• DATA SHOWN:
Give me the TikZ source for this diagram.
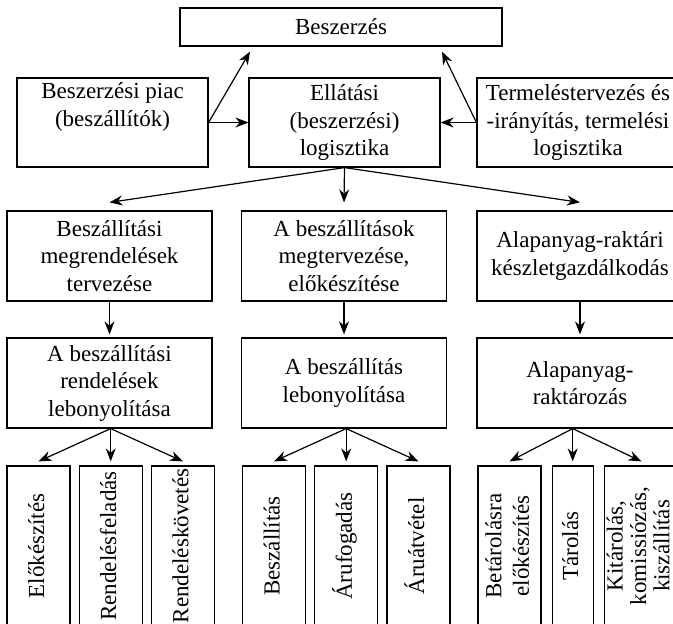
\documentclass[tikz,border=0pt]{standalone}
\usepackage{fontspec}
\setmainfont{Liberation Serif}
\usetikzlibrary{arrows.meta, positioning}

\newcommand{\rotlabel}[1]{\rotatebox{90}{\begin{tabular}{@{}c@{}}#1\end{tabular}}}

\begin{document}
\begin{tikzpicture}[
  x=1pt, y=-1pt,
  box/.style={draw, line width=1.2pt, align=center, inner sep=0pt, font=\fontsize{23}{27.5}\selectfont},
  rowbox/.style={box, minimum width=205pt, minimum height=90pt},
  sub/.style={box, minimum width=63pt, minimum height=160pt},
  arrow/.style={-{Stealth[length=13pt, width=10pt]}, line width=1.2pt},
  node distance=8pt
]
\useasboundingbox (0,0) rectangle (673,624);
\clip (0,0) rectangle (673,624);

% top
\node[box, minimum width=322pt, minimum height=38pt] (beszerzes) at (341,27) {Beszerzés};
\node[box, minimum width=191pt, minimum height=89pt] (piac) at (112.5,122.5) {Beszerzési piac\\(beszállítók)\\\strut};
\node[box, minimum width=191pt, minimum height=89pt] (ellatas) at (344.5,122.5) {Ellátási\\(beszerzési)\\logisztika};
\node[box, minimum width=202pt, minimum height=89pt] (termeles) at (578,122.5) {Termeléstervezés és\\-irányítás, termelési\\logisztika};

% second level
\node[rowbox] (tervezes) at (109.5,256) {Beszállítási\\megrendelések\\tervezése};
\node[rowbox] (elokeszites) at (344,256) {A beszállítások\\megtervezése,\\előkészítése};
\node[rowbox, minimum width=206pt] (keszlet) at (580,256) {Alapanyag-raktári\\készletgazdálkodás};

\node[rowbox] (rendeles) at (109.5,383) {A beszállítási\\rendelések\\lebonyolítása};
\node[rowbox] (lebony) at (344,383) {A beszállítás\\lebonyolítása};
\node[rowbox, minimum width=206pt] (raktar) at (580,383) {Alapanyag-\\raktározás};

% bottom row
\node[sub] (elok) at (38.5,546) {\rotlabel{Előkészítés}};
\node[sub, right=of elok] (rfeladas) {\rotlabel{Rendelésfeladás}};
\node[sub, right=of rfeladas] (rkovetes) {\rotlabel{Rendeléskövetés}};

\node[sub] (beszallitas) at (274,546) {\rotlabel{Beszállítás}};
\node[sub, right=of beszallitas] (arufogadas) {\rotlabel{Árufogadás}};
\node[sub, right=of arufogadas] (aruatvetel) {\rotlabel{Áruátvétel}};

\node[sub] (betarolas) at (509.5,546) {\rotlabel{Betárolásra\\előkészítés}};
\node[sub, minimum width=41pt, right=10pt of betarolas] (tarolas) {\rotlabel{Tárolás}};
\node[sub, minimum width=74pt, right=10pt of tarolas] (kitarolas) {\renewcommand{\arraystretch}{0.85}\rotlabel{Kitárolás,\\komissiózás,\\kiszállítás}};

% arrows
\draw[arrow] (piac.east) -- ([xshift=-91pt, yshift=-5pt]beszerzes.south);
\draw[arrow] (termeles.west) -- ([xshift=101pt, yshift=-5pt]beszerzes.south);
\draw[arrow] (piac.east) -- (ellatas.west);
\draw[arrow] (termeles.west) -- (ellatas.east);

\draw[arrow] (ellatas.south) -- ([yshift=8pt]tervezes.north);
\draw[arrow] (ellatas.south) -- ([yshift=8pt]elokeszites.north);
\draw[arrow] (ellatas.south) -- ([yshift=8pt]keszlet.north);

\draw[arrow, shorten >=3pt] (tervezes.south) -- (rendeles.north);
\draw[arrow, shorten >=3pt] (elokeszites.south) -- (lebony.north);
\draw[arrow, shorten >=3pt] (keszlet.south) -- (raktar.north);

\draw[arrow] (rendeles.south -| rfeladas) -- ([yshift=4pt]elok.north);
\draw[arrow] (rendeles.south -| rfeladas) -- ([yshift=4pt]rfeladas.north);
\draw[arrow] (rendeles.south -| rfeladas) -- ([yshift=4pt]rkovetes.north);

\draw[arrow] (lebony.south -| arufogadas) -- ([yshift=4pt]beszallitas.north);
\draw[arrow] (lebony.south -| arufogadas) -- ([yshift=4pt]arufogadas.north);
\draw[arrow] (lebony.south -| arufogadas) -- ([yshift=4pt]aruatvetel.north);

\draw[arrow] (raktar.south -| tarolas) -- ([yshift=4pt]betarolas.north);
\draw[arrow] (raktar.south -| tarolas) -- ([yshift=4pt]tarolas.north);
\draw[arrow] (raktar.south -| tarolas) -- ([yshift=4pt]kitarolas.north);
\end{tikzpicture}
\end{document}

• PROBLEM:
Without the pictures, please reproduce each line of the listing above exactly, from the first one through the line bearing "minimum width=206pt] (keszlet)".

• ANSWER TO THIS PROBLEM:
Give me the TikZ source for this diagram.
\documentclass[tikz,border=0pt]{standalone}
\usepackage{fontspec}
\setmainfont{Liberation Serif}
\usetikzlibrary{arrows.meta, positioning}

\newcommand{\rotlabel}[1]{\rotatebox{90}{\begin{tabular}{@{}c@{}}#1\end{tabular}}}

\begin{document}
\begin{tikzpicture}[
  x=1pt, y=-1pt,
  box/.style={draw, line width=1.2pt, align=center, inner sep=0pt, font=\fontsize{23}{27.5}\selectfont},
  rowbox/.style={box, minimum width=205pt, minimum height=90pt},
  sub/.style={box, minimum width=63pt, minimum height=160pt},
  arrow/.style={-{Stealth[length=13pt, width=10pt]}, line width=1.2pt},
  node distance=8pt
]
\useasboundingbox (0,0) rectangle (673,624);
\clip (0,0) rectangle (673,624);

% top
\node[box, minimum width=322pt, minimum height=38pt] (beszerzes) at (341,27) {Beszerzés};
\node[box, minimum width=191pt, minimum height=89pt] (piac) at (112.5,122.5) {Beszerzési piac\\(beszállítók)\\\strut};
\node[box, minimum width=191pt, minimum height=89pt] (ellatas) at (344.5,122.5) {Ellátási\\(beszerzési)\\logisztika};
\node[box, minimum width=202pt, minimum height=89pt] (termeles) at (578,122.5) {Termeléstervezés és\\-irányítás, termelési\\logisztika};

% second level
\node[rowbox] (tervezes) at (109.5,256) {Beszállítási\\megrendelések\\tervezése};
\node[rowbox] (elokeszites) at (344,256) {A beszállítások\\megtervezése,\\előkészítése};
\node[rowbox, minimum width=206pt] (keszlet) at (580,256) {Alapanyag-raktári\\készletgazdálkodás};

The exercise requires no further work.